Improving Functional Reliability of Near-Field Monitoring for Emergency Braking in Autonomous Vehicles

-- Autonomous vehicles require reliable hazard detection. However, primary sensor systems may miss near-field obstacles, resulting in safety risks. Although a dedicated fast-reacting near-field monitoring system can mitigate this, it typically suffers from false positives. T o mitigate these, in this paper, we introduce three monitoring strategies based on dynamic spatial properties, relevant object sizes, and motion-aware prediction. In experiments in a validated simulation, we compare the initial monitoring strategy against the proposed improvements. The results demonstrate that the proposed strategies can significantly improve the reliability of near-field monitoring systems.

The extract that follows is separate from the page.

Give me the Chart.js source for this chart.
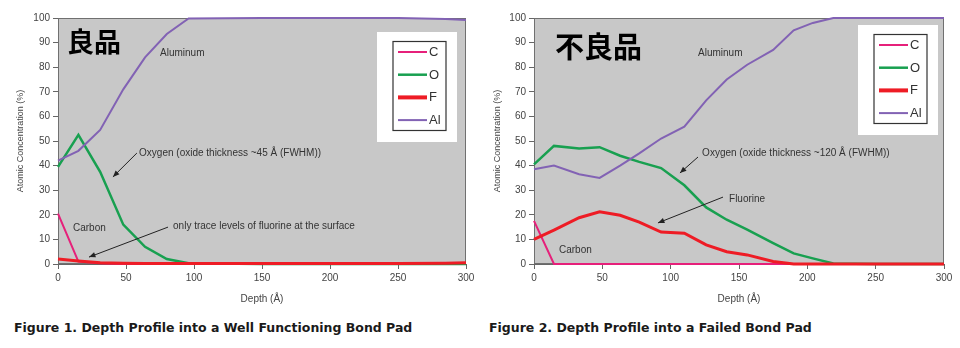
<!DOCTYPE html>
<html>
<head>
<meta charset="utf-8">
<script src="https://cdn.jsdelivr.net/npm/chart.js@4.4.1/dist/chart.umd.min.js"></script>
<style>
  body { margin: 0; background: #fff; width: 960px; height: 348px; overflow: hidden; position: relative; font-family: "Liberation Sans", Arial, sans-serif; }
  canvas { position: absolute; top: 0; }
  #c1 { left: 0; }
  #c2 { left: 480px; }
  .cap { position: absolute; top: 320px; font-family: "DejaVu Sans", Verdana, sans-serif; font-weight: bold; font-size: 12.5px; color: #1a1a1a; white-space: nowrap; }
</style>
</head>
<body>
<canvas id="c1" width="480" height="310"></canvas>
<canvas id="c2" width="480" height="310"></canvas>
<div class="cap" style="left:14px">Figure 1. Depth Profile into a Well Functioning Bond Pad</div>
<div class="cap" style="left:489px">Figure 2. Depth Profile into a Failed Bond Pad</div>
<script>
// tick labels
const xTicks = [0, 50, 100, 150, 200, 250, 300];
const yTicks = [0, 10, 20, 30, 40, 50, 60, 70, 80, 90, 100];
const elements = ['C', 'O', 'F', 'Al'];

// Figure 1 - good pad
const depth1 = [0, 15, 31, 48, 64, 80, 96, 150, 200, 250, 285, 300];
const carbon1 = [20.5, 1, 0.3, 0, 0, 0, 0, 0, 0, 0, 0, 0];
const oxygen1 = [39.5, 52.5, 37.5, 16, 7, 2, 0.3, 0, 0, 0, 0, 0];
const fluorine1 = [2, 1.2, 0.5, 0.3, 0.2, 0.2, 0.2, 0.2, 0.2, 0.2, 0.3, 0.5];
const aluminum1 = [42, 46, 54.5, 71, 84, 93.5, 99.8, 100, 100, 100, 99.6, 99.2];

// Figure 2 - failed pad
const depth2 = [0, 14.6, 33, 48, 63, 77, 93, 110, 126, 141, 156, 175, 190, 204, 219, 250, 300];
const carbon2 = [17.5, 0, 0, 0, 0, 0, 0, 0, 0, 0, 0, 0, 0, 0, 0, 0, 0];
const oxygen2 = [40.5, 48, 47, 47.5, 44, 41.5, 39, 32, 23, 18, 14, 8.5, 4.3, 2.3, 0.2, 0, 0];
const fluorine2 = [10, 13.8, 18.8, 21.2, 19.8, 17, 13, 12.5, 7.8, 5, 3.7, 1, 0, 0, 0, 0, 0];
const aluminum2 = [38.5, 40, 36.5, 35, 40, 45, 51, 55.8, 66.5, 75, 81, 87, 95, 98, 100, 100, 100];

const colors = ['#e6207a', '#18a050', '#ee1c25', '#8262b4'];
const widths = [2, 2.5, 3, 2];
const drawOrder = [3, 2, 0, 1]; // fluorine on top

const textFont = '10px "Liberation Sans", Arial, sans-serif';

function pts(xs, ys) {
    return xs.map((x, i) => ({ x: x, y: ys[i] }));
}

// background, frame, legend, labels and arrows
const decor = {
    id: 'decor',
    beforeDraw(chart) {
        const a = chart.chartArea, ctx = chart.ctx;
        ctx.save();
        ctx.fillStyle = '#c8c8c8';
        ctx.fillRect(a.left, a.top, a.width, a.height);
        ctx.restore();
    },
    beforeDatasetsDraw(chart) {
        const a = chart.chartArea, ctx = chart.ctx;
        ctx.save();
        ctx.strokeStyle = '#707070';
        ctx.lineWidth = 1;
        ctx.strokeRect(a.left + 0.5, a.top + 0.5, a.width - 1, a.height - 1);
        ctx.restore();
    },
    afterDatasetsDraw(chart, args, opts) {
        const a = chart.chartArea, ctx = chart.ctx;
        const xs = chart.scales.x, ys = chart.scales.y;
        ctx.save();

        // legend
        const x0 = a.right - opts.legendRight, y0 = a.top + opts.legendTop;
        ctx.fillStyle = '#fff';
        ctx.fillRect(x0, y0, 80, 110);
        ctx.strokeStyle = '#333';
        ctx.lineWidth = 1.2;
        ctx.strokeRect(x0 + 16, y0 + 9.5, 53, 89);
        ctx.font = '13px "Liberation Sans", Arial, sans-serif';
        ctx.textBaseline = 'middle';
        ctx.textAlign = 'left';
        chart.data.datasets.forEach((ds, i) => {
            const yy = y0 + 20 + i * 22.7;
            ctx.strokeStyle = ds.borderColor;
            ctx.lineWidth = i === 2 ? 4 : ds.borderWidth;
            ctx.beginPath();
            ctx.moveTo(x0 + 21, yy);
            ctx.lineTo(x0 + 50, yy);
            ctx.stroke();
            ctx.fillStyle = '#333';
            ctx.fillText(ds.label, x0 + 52, yy + 0.5);
        });

        // text labels
        opts.labels.forEach(l => {
            ctx.font = l.font || textFont;
            ctx.fillStyle = l.color || '#333';
            ctx.fillText(l.text, xs.getPixelForValue(l.x), ys.getPixelForValue(l.y));
        });

        // arrows
        ctx.strokeStyle = '#222';
        ctx.fillStyle = '#222';
        ctx.lineWidth = 1;
        opts.arrows.forEach(ar => {
            const x1 = xs.getPixelForValue(ar[0]), y1 = ys.getPixelForValue(ar[1]);
            const x2 = xs.getPixelForValue(ar[2]), y2 = ys.getPixelForValue(ar[3]);
            const ang = Math.atan2(y2 - y1, x2 - x1);
            ctx.beginPath();
            ctx.moveTo(x1, y1);
            ctx.lineTo(x2, y2);
            ctx.stroke();
            ctx.beginPath();
            ctx.moveTo(x2, y2);
            ctx.lineTo(x2 - 7 * Math.cos(ang - 0.4), y2 - 7 * Math.sin(ang - 0.4));
            ctx.lineTo(x2 - 7 * Math.cos(ang + 0.4), y2 - 7 * Math.sin(ang + 0.4));
            ctx.closePath();
            ctx.fill();
        });
        ctx.restore();
    }
};

function makeChart(id, depth, series, cfg) {
    const datasets = series.map((s, i) => ({
        label: elements[i],
        data: pts(depth, s),
        borderColor: colors[i],
        borderWidth: widths[i],
        pointRadius: 0,
        tension: 0,
        clip: false,
        order: drawOrder[i]
    }));

    return new Chart(document.getElementById(id).getContext('2d'), {
        type: 'line',
        data: { datasets: datasets },
        plugins: [decor],
        options: {
            responsive: false,
            animation: false,
            layout: { padding: { left: 0, top: 18, right: cfg.padRight, bottom: 0 } },
            plugins: {
                legend: { display: false },
                tooltip: { enabled: false },
                decor: cfg.decor
            },
            scales: {
                x: {
                    type: 'linear', min: 0, max: 300,
                    afterBuildTicks: s => { s.ticks = xTicks.map(v => ({ value: v })); },
                    afterFit: s => { s.height = 46; },
                    grid: { drawOnChartArea: false, tickLength: 5, color: '#666' },
                    border: { color: '#666' },
                    ticks: { color: '#444', font: { size: 10, family: '"Liberation Sans", Arial' }, padding: 3, maxRotation: 0 },
                    title: { display: true, text: 'Depth (Å)', color: '#444', font: { size: 10, family: '"Liberation Sans", Arial' }, padding: { top: 0, bottom: 5 } }
                },
                y: {
                    min: 0, max: 100,
                    afterBuildTicks: s => { s.ticks = yTicks.map(v => ({ value: v })); },
                    afterFit: s => { s.width = cfg.yWidth; },
                    grid: { drawOnChartArea: false, tickLength: 5, color: '#666' },
                    border: { color: '#666' },
                    ticks: { color: '#444', font: { size: 10, family: '"Liberation Sans", Arial' }, padding: 3 },
                    title: { display: true, text: 'Atomic Concentration (%)', color: '#444', font: { size: 9, family: '"Liberation Sans", Arial' }, padding: { top: cfg.titlePad, bottom: 0 } }
                }
            }
        }
    });
}

makeChart('c1', depth1, [carbon1, oxygen1, fluorine1, aluminum1], {
    padRight: 14, yWidth: 58, titlePad: 15,
    decor: {
        legendRight: 89, legendTop: 14,
        labels: [
            { text: '良品', x: 6.6, y: 90.5, font: 'bold 27px "Noto Sans CJK JP", sans-serif', color: '#000' },
            { text: 'Aluminum', x: 75, y: 85.8 },
            { text: 'Oxygen (oxide thickness ~45 Å (FWHM))', x: 59.6, y: 45.1 },
            { text: 'Carbon', x: 11, y: 14.6 },
            { text: 'only trace levels of fluorine at the surface', x: 84.6, y: 15.4 }
        ],
        arrows: [[58, 45.1, 40.4, 35.4], [80.9, 15, 22.8, 2.8]]
    }
});

makeChart('c2', depth2, [carbon2, oxygen2, fluorine2, aluminum2], {
    padRight: 16, yWidth: 54, titlePad: 12,
    decor: {
        legendRight: 86, legendTop: 7,
        labels: [
            { text: '不良品', x: 15.4, y: 88.2, font: 'bold 29px "Noto Sans CJK JP", sans-serif', color: '#000' },
            { text: 'Aluminum', x: 120, y: 85.8 },
            { text: 'Oxygen (oxide thickness ~120 Å (FWHM))', x: 123, y: 45.1 },
            { text: 'Fluorine', x: 142.7, y: 26.4 },
            { text: 'Carbon', x: 18.3, y: 5.7 }
        ],
        arrows: [[120, 43.5, 106.8, 37], [138.3, 27.2, 90.7, 16.7]]
    }
});
</script>
</body>
</html>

Advanced Driver Assistance Systems (ADASs) are rapidly advancing toward improved automation and safety in transportation; however, ensuring robust and reliable safety of self-driving vehicles remains a critical challenge. While Autonomous Emergency Braking Systems (AEBSs) have demonstrated potential in reducing collision risks, these systems often rely on the same sensor setup as the high-level driving system, which can miss hazards outside the sensors' Field-of-View (FOV). Especially in complex urban environments, such blind spots underscore the need for dedicated near-field monitoring systems as an additional safety layer.